In response to your inquiry, we are pleased to provide you with a general report of the condition of the property described above. Since we are not professional conservators or restorers, we urge you to consult with a restorer or conservator of your choice who will be better able to provide a detailed, professional report. Prospective buyers should inspect each lot to satisfy themselves as to condition and must understand that any statement made by Sotheby's is merely a subjective qualified opinion.
NOTWITHSTANDING THIS REPORT OR ANY DISCUSSIONS CONCERNING CONDITION OF A LOT, ALL LOTS ARE OFFERED AND SOLD "AS IS" IN ACCORDANCE WITH THE CONDITIONS OF SALE PRINTED IN THE CATALOGUE.

Catalogue Note

This self-portrait by El Lissitzky is the principal component of his famous photomontage, The Constructor.  El Lissitzky was one of the great triumvirate of artist/designer/photographers, along with Moholy-Nagy and Alexander Rodchenko, who championed photography’s primacy in the production of the art of their time.  The three were alert to photography’s ‘plastic’ nature—its ability to achieve a wide array of artistic effects, through creative use of light and novel vantage points, montage, collage, the photogram technique, and in combination with text—and understood its ability to function as a tool for mass communication and for personal expression. 

Lissitzky wrote: ‘The language of photography is not the language of painting, and photography possesses properties not available to painting.  These properties lie in the photographic material itself and it is essential for us to develop them in order to make photography truly into art’ (Sovetskoe foto, May 1929). 

In this portrait, Lissitzky has photographed himself against graph board – tabula rasa for the designer and artist.  He has manipulated the light in such a way as to emphasize the left side of his head and face, and highlight his eye, which gazes intently from the image.  This seemingly straightforward portrait encapsulates the artist’s most basic tools: the mind, the eye, and a surface on which to enact new ideas.   

Lissitzky incorporated this entire self-portrait into The Constructor, in which his eye is merged with a hand holding a draftsman’s compass.  This is one of several instances in which Lissitzky used self-portraiture as a starting point for further exploration.  A self-portrait in which the artist’s head is wrapped with a white bandage is part of another montage from this period.  Lissitzky incorporated another image of himself into the montage entitled I Want a Child, produced for the Sergei Tretyakov play of the same name in the late 1920s.   
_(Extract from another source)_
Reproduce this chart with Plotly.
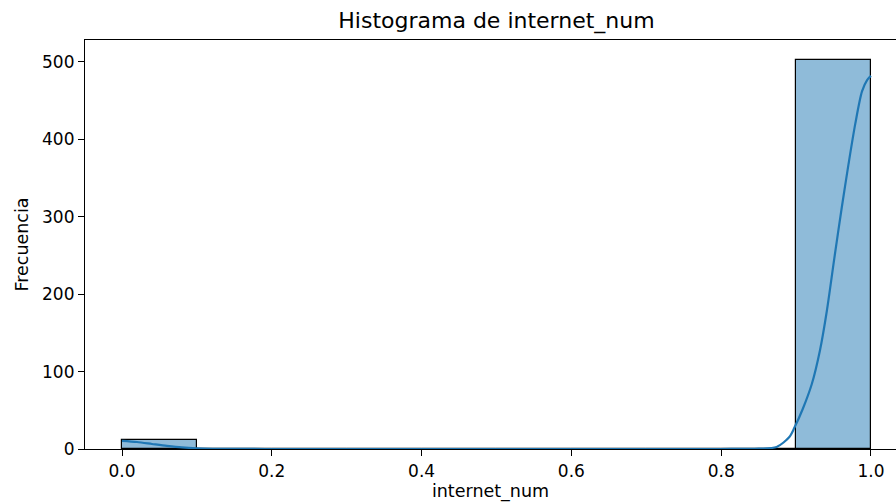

As of this writing, it is believed that there is only one other print of this image extant: one in the same format sold by New York dealer Barry Friedman in 2006.

The Cyrillic script on the reverse of the present print, initialed ‘N. K.,’ suggests that the print may have been at one time in the possession of the critic Nikolai Khardzhiev (1903-1991), the great champion of Russian art and a friend to Lissitzky, Kazimir Malevich, and other major figures in the Suprematist, Constructivist and related movements.  Khardzhiev wrote extensively on Lissitzky, and described him as ‘a new kind of practitioner of the arts—both artist and inventor—who propagated the necessity for the most intensive collaboration between art and technology’ (quoted in El Lissitzky: Life-Letters-Texts, p. 379).